The sun shone. The red carpet had been rolled out. A military honor guard had assembled. Even Germany’s ambassador to Qatar, Lothar Freischlader, was on hand. The only problem, no Qatari official was in attendance to formally welcome German President Frank-Walter Steinmeier to Doha.
Arriving slightly ahead of schedule, Steinmeier waited in the blazing sun at the door of the Bundeswehr’s Airbus A350 for almost half an hour before Sultan al-Muraichai, Qatar’s minister of state for foreign affairs, arrived to receive Germany’s head of state.
Even with the delayed diplomatic formalities following al-Muraichai's arrival, Steinmeier departed the airport on time for his scheduled meeting with Qatar’s ruling emir, Sheikh Tamim bin Hamad Al Thani.
More than a 30-minute mix-up?
The diplomatic bungle left DW journalist Rosalia Romaniec, who was traveling with Steinmeier, wondering whether a mistake had been made with the planning or if officials in the Arab nation had cooled towards Germany after Steinmeier spent time during his three-day trip to the region in Israel, followed by two nights in Oman and just only three hours in the Gulf state.
In Germany, Doha's influence on the Israel-Hamas war is seen as somewhat controversial as Qatar is home to Hamas' political wing. That led some to wonder if Wednesday’s apparent snub was a response to statements made recently by German Foreign Minister Annalena Baerbock prior to Al Thani’s long-planned visit to Berlin back in October.
"We do not accept support for terror," Baerbock told public broadcaster ZDF at the time. "To put an end to this terrorism," she added, "countries like Qatar have a special responsibility."
Qatar was said to have been angered by the comments. The country is also believed to have sent at least $1.5 billion (€1.36 billion) to the Hamas-controlled Gaza Strip to fund, in part, hospital and administrative staff salaries. Qatar has said the transfer of funds is done with Israel's permission.
Steinmeier hopes for good news on hostages
Steinmeier was in Qatar to discuss efforts to release the remaining German hostages being held by the militant, Islamist Hamas with the Qatari leadership.
"I am sure Qatar will do everything in its power to contribute to the release of the German hostages," he told reporters in Doha following talks with Al Thani.
"We have to understand that in such a difficult negotiation situation, there can be no guarantees," Steinmeier added.

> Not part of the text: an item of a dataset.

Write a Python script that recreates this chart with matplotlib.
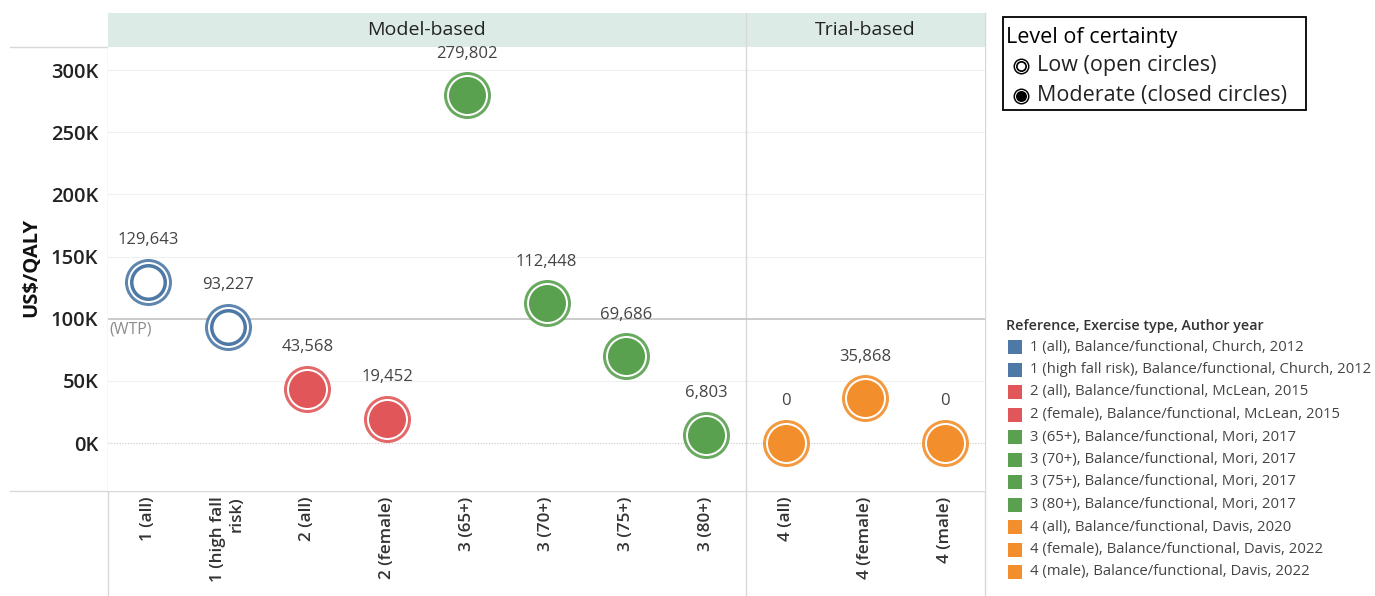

The German president further stressed that he had asked Qatar's leadership to continue efforts to free all hostages. "I hope we can expect good news on this in the coming days," he said.
Qatar: A key negotiator
Qatar has already "used its influence here in the region and also on Hamas" to mediate a deal between the warring parties, Steinmeier added, referring to a brokered truce that has so far seen a six-day pause in fighting between Hamas and Israel, as well as the swapping of hostages held in Gaza since the October 7 attacks for Palestinian prisoners being held in Israeli jails.
In total, 180 Palestinian prisoners have been released from Israeli jails, while Hamas has released more than 80 hostages, including 60 Israelis.
The latest war in Gaza was triggered when roughly 240 hostages were captured and 1,200 people killed by Hamas in its October 7 attacks in southern Israel. Germany, the United States, Israel and several other nations as well as the European Union classify Hamas as a terrorist organization.
Israel responded with massive airstrikes and a blockade of the Gaza Strip before its armed forces began a ground offensive at the end of October. Israeli military operations have killed over 14,800 people in the Gaza Strip, according to the enclave's Hamas-led Health Ministry.
Qatar was the last stop of Steinmeier’s whirlwind tour of the region, which included a visit to Israel, where he met with Israeli President Isaac Herzog and relatives of hostages abducted in the Gaza Strip, and a stop in Oman on Tuesday.
Neither Qatar, Steinmeier nor German officials have commented on the unusual diplomatic delay at the airport.